Cynthia Morrison argues that the finding of incapacity and appointment of a guardian must have occurred within the action instituted by Bogert to allow an award of fees. Judge Mahon held that the limitation expressed in Landry does not absolutely bar Bogert from receiving counsel fees because this case presents issues that were not present in Landry. Here, Bogert and Cynthia Morrison were both plaintiffs in competing guardianship actions. Bogert filed her action first, but the foreign jurisdiction in which Cynthia Morrison filed her subsequent action entered an order of incapacity first, and did so with information that a similar action was pending in this State. Principles of comity required that the Florida court should have deferred to the New Jersey proceeding. When the Florida trial court did not do so, Judge Mahon was forced to defer to the Florida court on the matter. When the action was reinstated by Cynthia Morrison's new verified complaint in New Jersey after the Florida appeals court reversed the Florida trial court orders, the Florida court order regarding incapacity was adopted by the Chancery Division. The result of this convoluted procedural history is that the relief sought and initiated by Bogert was eventually granted, albeit in the action filed by Cynthia Morrison.

In other words, Bogert's guardianship action was the catalyst for the ultimate conclusion of these proceedings. The unique procedural history of this case provided Judge Mahon with a set of circumstances in which there was a basis for awarding fees to Bogert. But for Cynthia Morrison's actions in defiance of the New Jersey proceeding, Bogert would have successfully accomplished her goal of appointment of a guardian for Joseph Scott Morrison.

Having determined that Judge Mahon had the jurisdiction and authority to award attorneys' fees to Bogert, we review the amount of the award. Judge Mahon was required to consider the reasonableness of the fees requested, Bogert's motivation in pursuing a guardianship action, and the financial circumstances of the parties involved. Landry, supra, 381 N.J. Super. at 410.

The judge found that there was evidence that Bogert brought the guardianship action with the well-being of Morrison in mind. Bogert consistently pursued the appointment of a guardian who would protect and foster Morrison's best interests. The judge also found that Morrison's estate was substantial and able to pay attorneys' fees.

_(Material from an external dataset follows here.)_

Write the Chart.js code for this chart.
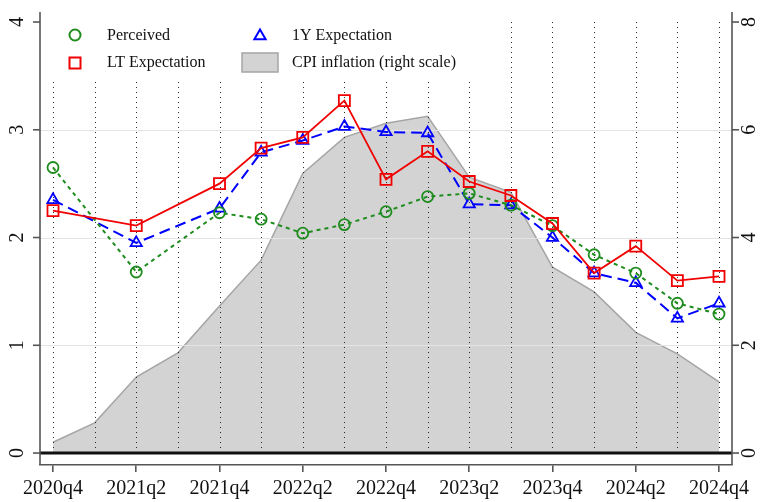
<!DOCTYPE html>
<html>
<head>
<meta charset="utf-8">
<script src="https://cdn.jsdelivr.net/npm/chart.js@4/dist/chart.umd.min.js"></script>
<style>
  html, body { margin: 0; padding: 0; background: #fff; }
  #wrap { width: 767px; height: 502px; }
</style>
</head>
<body>
<div id="wrap"><canvas id="c" width="767" height="502"></canvas></div>
<script>
// ---- data ----
const quarters = ['2020q4','2021q1','2021q2','2021q3','2021q4','2022q1','2022q2','2022q3','2022q4',
                  '2023q1','2023q2','2023q3','2023q4','2024q1','2024q2','2024q3','2024q4'];
const perceived = [2.65, null, 1.68, null, 2.23, 2.17, 2.04, 2.12, 2.24, 2.38, 2.41, 2.30, 2.11, 1.84, 1.67, 1.39, 1.29];
const oneYearExp = [2.35, null, 1.95, null, 2.27, 2.79, 2.90, 3.03, 2.98, 2.97, 2.31, 2.30, 2.00, 1.67, 1.58, 1.25, 1.39];
const longTermExp = [2.25, null, 2.11, null, 2.50, 2.83, 2.93, 3.27, 2.54, 2.80, 2.52, 2.39, 2.13, 1.67, 1.92, 1.60, 1.64];
const cpiInflation = [0.20, 0.56, 1.41, 1.86, 2.73, 3.58, 5.19, 5.86, 6.12, 6.25, 5.12, 4.84, 3.45, 2.99, 2.24, 1.84, 1.32];
const leftTicks = [0, 1, 2, 3, 4];
const rightTicks = [0, 2, 4, 6, 8];
const xTickIdx = [0, 2, 4, 6, 8, 10, 12, 14, 16];
const seriesNames = ['Perceived', '1Y Expectation', 'LT Expectation', 'CPI inflation (right scale)'];

const FONT = '"Liberation Serif", "Times New Roman", serif';
const GREEN = 'rgb(30,140,30)';
const BLUE = 'rgb(0,0,255)';
const RED = 'rgb(240,0,0)';
const AREA = 'rgb(211,211,211)';
const AREA_EDGE = 'rgb(165,165,165)';

const pts = arr => arr.map((v, i) => ({ x: i, y: v }));

const overlay = {
  id: 'overlay',
  afterDatasetDraw(chart, args) {
    if (args.index !== 3) return;
    const ctx = chart.ctx, a = chart.chartArea;
    const x = chart.scales.x, y = chart.scales.y;
    ctx.save();
    // horizontal grid lines
    ctx.strokeStyle = 'rgb(228,228,228)';
    ctx.lineWidth = 1;
    [1, 2, 3].forEach(v => {
      const py = Math.round(y.getPixelForValue(v)) + 0.5;
      ctx.beginPath(); ctx.moveTo(a.left, py); ctx.lineTo(a.right, py); ctx.stroke();
    });
    // dotted vertical lines at each quarter
    ctx.strokeStyle = 'rgb(40,40,40)';
    ctx.setLineDash([1, 4]);
    const top = y.getPixelForValue(4), bot = y.getPixelForValue(0);
    quarters.forEach((q, i) => {
      const px = Math.round(x.getPixelForValue(i)) + 0.5;
      ctx.beginPath(); ctx.moveTo(px, top); ctx.lineTo(px, bot); ctx.stroke();
    });
    ctx.setLineDash([]);
    // legend box (white)
    ctx.fillStyle = '#fff';
    ctx.fillRect(a.left + 2, a.top + 2, 450, 66);
    // legend entries
    ctx.font = '16px ' + FONT;
    ctx.fillStyle = '#111';
    ctx.textBaseline = 'middle';
    ctx.textAlign = 'left';
    ctx.fillText(seriesNames[0], 107, 36);
    ctx.fillText(seriesNames[1], 292, 36);
    ctx.fillText(seriesNames[2], 107, 63);
    ctx.fillText(seriesNames[3], 292, 63);
    ctx.lineWidth = 2;
    // circle
    ctx.strokeStyle = GREEN;
    ctx.beginPath(); ctx.arc(75, 35, 5.5, 0, Math.PI * 2); ctx.stroke();
    // triangle
    ctx.strokeStyle = BLUE;
    const r = 6.5, tx = 260, ty = 35;
    ctx.beginPath();
    for (let k = 0; k < 3; k++) {
      const ang = -Math.PI / 2 + k * 2 * Math.PI / 3;
      const px = tx + r * Math.cos(ang), py = ty + 1 + r * Math.sin(ang);
      if (k === 0) ctx.moveTo(px, py); else ctx.lineTo(px, py);
    }
    ctx.closePath(); ctx.stroke();
    // square
    ctx.strokeStyle = RED;
    ctx.strokeRect(69.5, 57.5, 11, 11);
    // gray box
    ctx.fillStyle = AREA;
    ctx.fillRect(242, 53, 36, 19);
    ctx.strokeStyle = AREA_EDGE;
    ctx.lineWidth = 1.5;
    ctx.strokeRect(242, 53, 36, 19);
    ctx.restore();
  },
  afterDatasetsDraw(chart) {
    const ctx = chart.ctx, a = chart.chartArea;
    const y = chart.scales.y, y2 = chart.scales.y2;
    ctx.save();
    // thick zero line
    const z = y.getPixelForValue(0);
    ctx.strokeStyle = '#111';
    ctx.lineWidth = 3;
    ctx.beginPath(); ctx.moveTo(a.left, z); ctx.lineTo(a.right, z); ctx.stroke();
    // axis lines
    ctx.strokeStyle = '#555';
    ctx.lineWidth = 1.6;
    ctx.beginPath(); ctx.moveTo(a.left, a.top); ctx.lineTo(a.left, a.bottom); ctx.stroke();
    ctx.beginPath(); ctx.moveTo(a.right, a.top); ctx.lineTo(a.right, a.bottom); ctx.stroke();
    // ticks + labels
    ctx.font = '20px ' + FONT;
    ctx.fillStyle = '#111';
    ctx.textAlign = 'center';
    ctx.textBaseline = 'middle';
    leftTicks.forEach(v => {
      const py = y.getPixelForValue(v);
      ctx.beginPath(); ctx.moveTo(a.left - 7, py); ctx.lineTo(a.left, py); ctx.stroke();
      ctx.save(); ctx.translate(18, py); ctx.rotate(-Math.PI / 2); ctx.fillText(String(v), 0, 0); ctx.restore();
    });
    rightTicks.forEach(v => {
      const py = y2.getPixelForValue(v);
      ctx.beginPath(); ctx.moveTo(a.right, py); ctx.lineTo(a.right + 7, py); ctx.stroke();
      ctx.save(); ctx.translate(750, py); ctx.rotate(-Math.PI / 2); ctx.fillText(String(v), 0, 0); ctx.restore();
    });
    ctx.restore();
  }
};

const lineCommon = { spanGaps: true, fill: false, tension: 0, pointBackgroundColor: 'rgba(0,0,0,0)', pointBorderWidth: 1.8, pointHoverRadius: 0 };

new Chart(document.getElementById('c'), {
  type: 'line',
  data: {
    datasets: [
      Object.assign({}, lineCommon, { label: seriesNames[0], data: pts(perceived), yAxisID: 'y', order: 1,
        borderColor: GREEN, borderWidth: 2, borderDash: [4, 4], pointStyle: 'circle', pointRadius: 5.5, pointBorderColor: GREEN }),
      Object.assign({}, lineCommon, { label: seriesNames[1], data: pts(oneYearExp), yAxisID: 'y', order: 2,
        borderColor: BLUE, borderWidth: 2, borderDash: [11, 6], pointStyle: 'triangle', pointRadius: 6.5, pointBorderColor: BLUE }),
      Object.assign({}, lineCommon, { label: seriesNames[2], data: pts(longTermExp), yAxisID: 'y', order: 0,
        borderColor: RED, borderWidth: 1.8, pointStyle: 'rect', pointRadius: 7.8, pointBorderColor: RED }),
      { label: seriesNames[3], data: pts(cpiInflation), yAxisID: 'y2', order: 10,
        borderColor: AREA_EDGE, borderWidth: 1.5, backgroundColor: AREA, fill: 'origin', pointRadius: 0, tension: 0 }
    ]
  },
  options: {
    responsive: false,
    devicePixelRatio: 1,
    animation: false,
    events: [],
    layout: { padding: { left: 40, right: 35, top: 12, bottom: 0 } },
    plugins: { legend: { display: false }, tooltip: { enabled: false } },
    scales: {
      x: {
        type: 'linear', min: -0.3125, max: 16.3125,
        afterBuildTicks: s => { s.ticks = xTickIdx.map(v => ({ value: v })); },
        afterFit: s => { s.height = 37; },
        ticks: { autoSkip: false, maxRotation: 0, minRotation: 0, padding: 7, color: '#111',
                 font: { family: FONT, size: 20, lineHeight: 1.0 }, callback: v => quarters[v] ?? '' },
        grid: { drawOnChartArea: false, drawTicks: true, tickLength: 7, color: '#555', lineWidth: 1.6 },
        border: { display: true, color: '#555', width: 1.6 }
      },
      y: { display: false, min: -0.111, max: 4.093 },
      y2: { display: false, min: -0.222, max: 8.186 }
    }
  },
  plugins: [overlay]
});
</script>
</body>
</html>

These findings are adequately supported by adequate, substantial and credible evidence and should not be disturbed on appellate review. Rova Farms Resort, Inc. v. Investors Ins. Co. of Am., 65 N.J. 474, 484 (1974).

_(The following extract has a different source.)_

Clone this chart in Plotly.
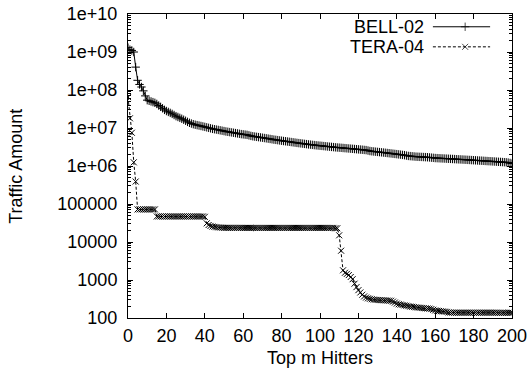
import plotly.graph_objects as go

# ---------------- data ----------------
m_hitters = list(range(0, 201))

bell_02 = [
    1.3e9, 1.15e9, 1.1e9, 1.0e9, 4.0e8, 1.8e8, 1.4e8, 1.2e8, 9.5e7, 7.0e7,
    5.4e7, 5.2e7, 5.0e7, 4.8e7, 4.6e7, 4.3e7, 3.9e7, 3.6e7, 3.3e7, 3.0e7,
    2.8e7, 2.65e7, 2.5e7, 2.35e7, 2.2e7, 2.05e7, 1.95e7, 1.85e7, 1.75e7, 1.65e7,
    1.55e7, 1.45e7, 1.37e7, 1.31e7, 1.26e7, 1.22e7, 1.19e7, 1.16e7, 1.13e7, 1.10e7,
    1.07e7, 1.04e7, 1.01e7, 9.8e6, 9.5e6, 9.3e6, 9.1e6, 8.9e6, 8.7e6, 8.5e6,
    8.3e6, 8.1e6, 7.95e6, 7.8e6, 7.65e6, 7.5e6, 7.35e6, 7.2e6, 7.05e6, 6.9e6,
    6.8e6, 6.7e6, 6.6e6, 6.4e6, 6.2e6, 6.05e6, 5.95e6, 5.85e6, 5.75e6, 5.65e6,
    5.55e6, 5.45e6, 5.35e6, 5.25e6, 5.15e6, 5.05e6, 4.95e6, 4.87e6, 4.79e6, 4.71e6,
    4.63e6, 4.55e6, 4.48e6, 4.41e6, 4.34e6, 4.27e6, 4.2e6, 4.13e6, 4.06e6, 4.0e6,
    3.94e6, 3.88e6, 3.82e6, 3.76e6, 3.7e6, 3.65e6, 3.6e6, 3.55e6, 3.5e6, 3.46e6,
    3.42e6, 3.38e6, 3.34e6, 3.3e6, 3.26e6, 3.22e6, 3.18e6, 3.14e6, 3.1e6, 3.07e6,
    3.04e6, 3.01e6, 2.98e6, 2.95e6, 2.92e6, 2.89e6, 2.86e6, 2.83e6, 2.8e6, 2.77e6,
    2.74e6, 2.71e6, 2.68e6, 2.65e6, 2.62e6, 2.55e6, 2.48e6, 2.44e6, 2.41e6, 2.38e6,
    2.35e6, 2.32e6, 2.29e6, 2.26e6, 2.23e6, 2.2e6, 2.17e6, 2.14e6, 2.11e6, 2.08e6,
    2.05e6, 2.02e6, 1.99e6, 1.96e6, 1.93e6, 1.88e6, 1.84e6, 1.82e6, 1.8e6, 1.78e6,
    1.76e6, 1.75e6, 1.74e6, 1.73e6, 1.72e6, 1.71e6, 1.70e6, 1.68e6, 1.66e6, 1.64e6,
    1.62e6, 1.61e6, 1.60e6, 1.59e6, 1.58e6, 1.57e6, 1.56e6, 1.55e6, 1.54e6, 1.53e6,
    1.52e6, 1.51e6, 1.50e6, 1.49e6, 1.48e6, 1.47e6, 1.46e6, 1.45e6, 1.44e6, 1.43e6,
    1.42e6, 1.41e6, 1.40e6, 1.39e6, 1.38e6, 1.37e6, 1.36e6, 1.35e6, 1.34e6, 1.33e6,
    1.32e6, 1.31e6, 1.30e6, 1.29e6, 1.28e6, 1.27e6, 1.26e6, 1.25e6, 1.23e6, 1.20e6,
    1.16e6,
]

tera_04 = [
    6.5e7, 1.8e7, 7.5e6, 1.25e6, 3.9e5, 7.2e4, 7.2e4, 7.2e4, 7.2e4, 7.2e4,
    7.2e4, 7.2e4, 7.2e4, 7.2e4, 7.2e4, 4.7e4, 4.7e4, 4.7e4, 4.7e4, 4.7e4,
    4.7e4, 4.7e4, 4.7e4, 4.7e4, 4.7e4, 4.7e4, 4.7e4, 4.7e4, 4.7e4, 4.7e4,
    4.7e4, 4.7e4, 4.7e4, 4.7e4, 4.7e4, 4.7e4, 4.7e4, 4.7e4, 4.7e4, 4.7e4,
    4.6e4, 3.1e4, 2.8e4, 2.65e4, 2.55e4, 2.5e4, 2.45e4, 2.42e4, 2.4e4, 2.38e4,
    2.36e4, 2.36e4, 2.36e4, 2.36e4, 2.36e4, 2.36e4, 2.36e4, 2.36e4, 2.36e4, 2.36e4,
    2.35e4, 2.35e4, 2.35e4, 2.35e4, 2.35e4, 2.35e4, 2.35e4, 2.35e4, 2.35e4, 2.35e4,
    2.35e4, 2.35e4, 2.35e4, 2.35e4, 2.35e4, 2.35e4, 2.35e4, 2.35e4, 2.35e4, 2.35e4,
    2.35e4, 2.35e4, 2.35e4, 2.35e4, 2.35e4, 2.35e4, 2.35e4, 2.35e4, 2.35e4, 2.35e4,
    2.35e4, 2.35e4, 2.35e4, 2.35e4, 2.35e4, 2.35e4, 2.35e4, 2.35e4, 2.35e4, 2.35e4,
    2.35e4, 2.35e4, 2.35e4, 2.35e4, 2.35e4, 2.35e4, 2.35e4, 2.35e4, 2.3e4, 2.3e4,
    1.5e4, 5.9e3, 1.8e3, 1.55e3, 1.45e3, 1.35e3, 1.2e3, 1.05e3, 800, 650,
    540, 470, 410, 370, 345, 330, 320, 312, 305, 300,
    298, 296, 294, 292, 290, 288, 286, 284, 270, 255,
    240, 230, 225, 220, 215, 210, 205, 200, 197, 194,
    191, 188, 186, 184, 182, 180, 178, 176, 172, 165,
    158, 155, 153, 151, 149, 147, 145, 140, 139, 138,
    138, 138, 138, 138, 138, 138, 138, 138, 138, 138,
    138, 138, 138, 138, 138, 138, 138, 138, 138, 138,
    138, 138, 138, 137, 137, 137, 137, 137, 137, 137,
    137,
]

series_names = ["BELL-02", "TERA-04"]
y_tick_values = [1e2, 1e3, 1e4, 1e5, 1e6, 1e7, 1e8, 1e9, 1e10]
y_tick_labels = ["100", "1000", "10000", "100000", "1e+06", "1e+07",
                 "1e+08", "1e+09", "1e+10"]
x_tick_values = [0, 20, 40, 60, 80, 100, 120, 140, 160, 180, 200]

# ---------------- styling ----------------
FONT = "Liberation Sans, Arial, Helvetica, sans-serif"
FS = 18
minor_vals = [k * 10 ** d for d in range(2, 10) for k in range(2, 10)]

fig = go.Figure()

fig.add_trace(go.Scatter(
    x=m_hitters, y=bell_02, name=series_names[0], mode="lines+markers",
    line=dict(color="black", width=1),
    marker=dict(symbol="cross-thin", size=6, line=dict(color="black", width=1)),
    showlegend=False,
))
fig.add_trace(go.Scatter(
    x=m_hitters, y=tera_04, name=series_names[1], mode="lines+markers",
    line=dict(color="black", width=1, dash="3px,2px"),
    marker=dict(symbol="x-thin", size=6, line=dict(color="black", width=1)),
    showlegend=False,
))

# legend samples (gnuplot style: text, then line sample with marker), in plot-fraction coords
leg_x = [0.794, 0.878, 0.943]
leg_rows = [0.958, 0.892]
leg_symbols = ["cross-thin", "x-thin"]
leg_dash = ["solid", "3px,2px"]
for i, nm in enumerate(series_names):
    fig.add_trace(go.Scatter(
        x=leg_x, y=[leg_rows[i]] * 3, xaxis="x2", yaxis="y2",
        mode="lines+markers", showlegend=False, hoverinfo="skip",
        line=dict(color="black", width=1, dash=leg_dash[i]),
        marker=dict(symbol=leg_symbols[i], size=[0, 6, 0],
                    line=dict(color="black", width=1)),
    ))
    fig.add_annotation(
        x=0.776, y=leg_rows[i], xref="paper", yref="paper",
        text=nm, showarrow=False, xanchor="right", yanchor="middle",
        font=dict(family=FONT, size=FS, color="black"),
    )

# axis titles
fig.add_annotation(x=0.5, y=-0.13, xref="paper", yref="paper",
                   text="Top m Hitters", showarrow=False,
                   xanchor="center", yanchor="middle",
                   font=dict(family=FONT, size=FS, color="black"))
fig.add_annotation(x=-0.292, y=0.5, xref="paper", yref="paper",
                   text="Traffic Amount", showarrow=False, textangle=-90,
                   xanchor="center", yanchor="middle",
                   font=dict(family=FONT, size=FS, color="black"))

fig.update_layout(
    width=532, height=379,
    margin=dict(l=128, r=20, t=14, b=61, autoexpand=False),
    paper_bgcolor="white", plot_bgcolor="white",
    font=dict(family=FONT, size=FS, color="black"),
    xaxis=dict(
        range=[0, 200], tickmode="array", tickvals=x_tick_values,
        ticks="inside", ticklen=5, tickwidth=1, tickcolor="black",
        showline=True, linecolor="black", linewidth=1, mirror="ticks",
        showgrid=False, zeroline=False, ticklabelstandoff=1,
        automargin=False,
    ),
    yaxis=dict(
        type="log", range=[2, 10], tickmode="array",
        tickvals=y_tick_values, ticktext=y_tick_labels,
        ticks="inside", ticklen=5, tickwidth=1, tickcolor="black",
        showline=True, linecolor="black", linewidth=1, mirror="ticks",
        showgrid=False, zeroline=False, ticklabelstandoff=6,
        automargin=False,
        minor=dict(tickmode="array", tickvals=minor_vals, ticks="inside",
                   ticklen=3, tickcolor="black", showgrid=False),
    ),
    xaxis2=dict(overlaying="x", range=[0, 1], visible=False),
    yaxis2=dict(overlaying="y", range=[0, 1], visible=False),
)

fig.write_html("out.html",
               config={"displayModeBar": False},
               post_script="document.body.style.margin='0px';document.body.style.overflow='hidden';")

Moreover, a trial court's determination of a fee award will generally be disturbed only when there is a clear abuse of discretion. Packard-Bamberger & Co. v. Collier, 167 N.J. 427, 444 (2001). Cynthia Morrison argues that this award was excessive because many of the fees charged were for Bogert's sole benefit and did not advance Morrison's interests. This argument not only mischaracterizes the impetus for the attorneys' fees incurred by Bogert, but also ignores that Cynthia Morrison's conduct caused the fees to rise to such an extent. As recognized by Judge Mahon, $79,288.59 is a higher amount than is typically awarded in these types of cases. However, this was not a typical case and many of the costs incurred by Bogert were due to Cynthia Morrison's intransigence and defiance of the New Jersey proceeding.